• The problem
Write out each line that follows exactly as it stands, without the pictures.

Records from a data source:
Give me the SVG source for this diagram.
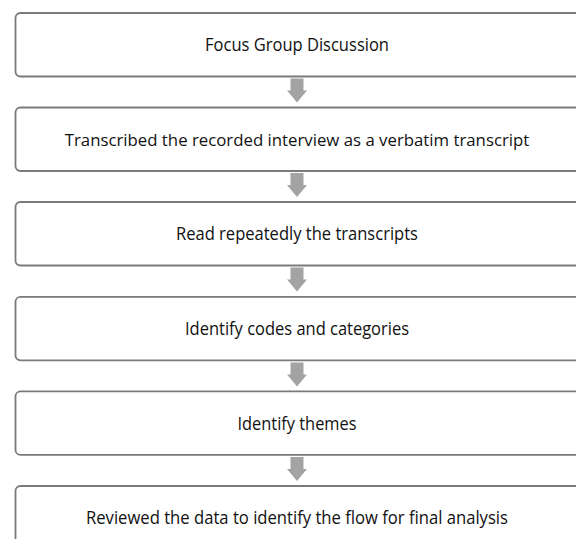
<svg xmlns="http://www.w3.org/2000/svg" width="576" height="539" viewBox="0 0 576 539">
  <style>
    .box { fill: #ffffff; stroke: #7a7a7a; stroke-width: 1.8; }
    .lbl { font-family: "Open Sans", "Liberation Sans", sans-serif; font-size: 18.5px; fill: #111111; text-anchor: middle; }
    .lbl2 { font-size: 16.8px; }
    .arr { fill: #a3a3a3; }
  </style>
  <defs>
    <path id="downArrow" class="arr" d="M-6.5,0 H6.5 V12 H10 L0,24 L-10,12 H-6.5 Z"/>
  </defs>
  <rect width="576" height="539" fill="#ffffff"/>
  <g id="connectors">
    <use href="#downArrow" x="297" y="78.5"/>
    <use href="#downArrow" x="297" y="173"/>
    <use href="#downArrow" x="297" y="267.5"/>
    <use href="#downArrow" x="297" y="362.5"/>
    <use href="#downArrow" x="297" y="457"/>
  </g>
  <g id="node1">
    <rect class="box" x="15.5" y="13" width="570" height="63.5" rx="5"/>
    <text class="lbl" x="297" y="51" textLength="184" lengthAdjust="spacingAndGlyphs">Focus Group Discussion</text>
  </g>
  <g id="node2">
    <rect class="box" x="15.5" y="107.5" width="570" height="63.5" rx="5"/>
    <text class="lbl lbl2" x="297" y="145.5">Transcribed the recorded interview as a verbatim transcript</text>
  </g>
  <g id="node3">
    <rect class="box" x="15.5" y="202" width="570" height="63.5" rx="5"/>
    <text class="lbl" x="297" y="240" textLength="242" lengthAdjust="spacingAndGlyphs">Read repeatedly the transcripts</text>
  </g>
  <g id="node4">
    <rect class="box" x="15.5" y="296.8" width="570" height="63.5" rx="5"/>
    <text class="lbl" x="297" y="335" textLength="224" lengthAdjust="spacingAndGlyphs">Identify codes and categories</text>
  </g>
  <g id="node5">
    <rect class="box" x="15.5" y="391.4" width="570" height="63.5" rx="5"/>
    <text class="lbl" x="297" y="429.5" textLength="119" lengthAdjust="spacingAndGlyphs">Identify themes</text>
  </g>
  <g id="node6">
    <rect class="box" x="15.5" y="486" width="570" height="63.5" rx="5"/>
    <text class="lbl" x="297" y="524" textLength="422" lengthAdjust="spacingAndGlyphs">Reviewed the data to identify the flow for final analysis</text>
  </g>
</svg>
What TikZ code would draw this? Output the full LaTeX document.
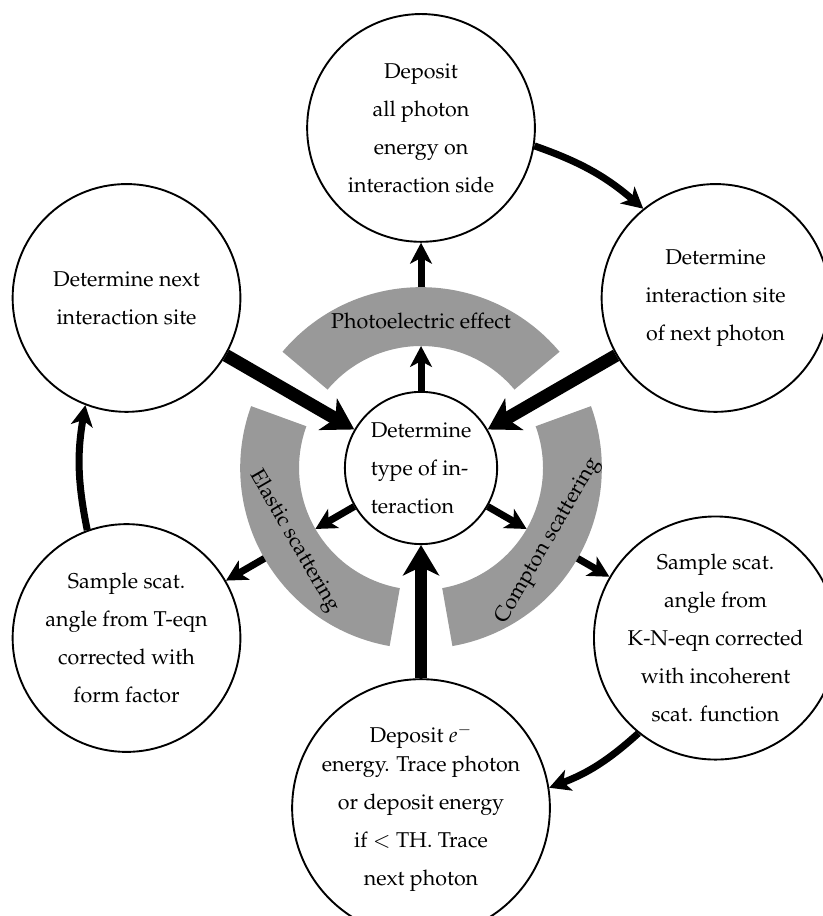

• Result below
Give me the SVG source for this diagram.
<svg xmlns="http://www.w3.org/2000/svg" width="576" height="539" viewBox="0 0 576 539">
  <style>
    .box { fill: #ffffff; stroke: #7a7a7a; stroke-width: 1.8; }
    .lbl { font-family: "Open Sans", "Liberation Sans", sans-serif; font-size: 18.5px; fill: #111111; text-anchor: middle; }
    .lbl2 { font-size: 16.8px; }
    .arr { fill: #a3a3a3; }
  </style>
  <defs>
    <path id="downArrow" class="arr" d="M-6.5,0 H6.5 V12 H10 L0,24 L-10,12 H-6.5 Z"/>
  </defs>
  <rect width="576" height="539" fill="#ffffff"/>
  <g id="connectors">
    <use href="#downArrow" x="297" y="78.5"/>
    <use href="#downArrow" x="297" y="173"/>
    <use href="#downArrow" x="297" y="267.5"/>
    <use href="#downArrow" x="297" y="362.5"/>
    <use href="#downArrow" x="297" y="457"/>
  </g>
  <g id="node1">
    <rect class="box" x="15.5" y="13" width="570" height="63.5" rx="5"/>
    <text class="lbl" x="297" y="51" textLength="184" lengthAdjust="spacingAndGlyphs">Focus Group Discussion</text>
  </g>
  <g id="node2">
    <rect class="box" x="15.5" y="107.5" width="570" height="63.5" rx="5"/>
    <text class="lbl lbl2" x="297" y="145.5">Transcribed the recorded interview as a verbatim transcript</text>
  </g>
  <g id="node3">
    <rect class="box" x="15.5" y="202" width="570" height="63.5" rx="5"/>
    <text class="lbl" x="297" y="240" textLength="242" lengthAdjust="spacingAndGlyphs">Read repeatedly the transcripts</text>
  </g>
  <g id="node4">
    <rect class="box" x="15.5" y="296.8" width="570" height="63.5" rx="5"/>
    <text class="lbl" x="297" y="335" textLength="224" lengthAdjust="spacingAndGlyphs">Identify codes and categories</text>
  </g>
  <g id="node5">
    <rect class="box" x="15.5" y="391.4" width="570" height="63.5" rx="5"/>
    <text class="lbl" x="297" y="429.5" textLength="119" lengthAdjust="spacingAndGlyphs">Identify themes</text>
  </g>
  <g id="node6">
    <rect class="box" x="15.5" y="486" width="570" height="63.5" rx="5"/>
    <text class="lbl" x="297" y="524" textLength="422" lengthAdjust="spacingAndGlyphs">Reviewed the data to identify the flow for final analysis</text>
  </g>
</svg>
What TikZ code would draw this? Output the full LaTeX document.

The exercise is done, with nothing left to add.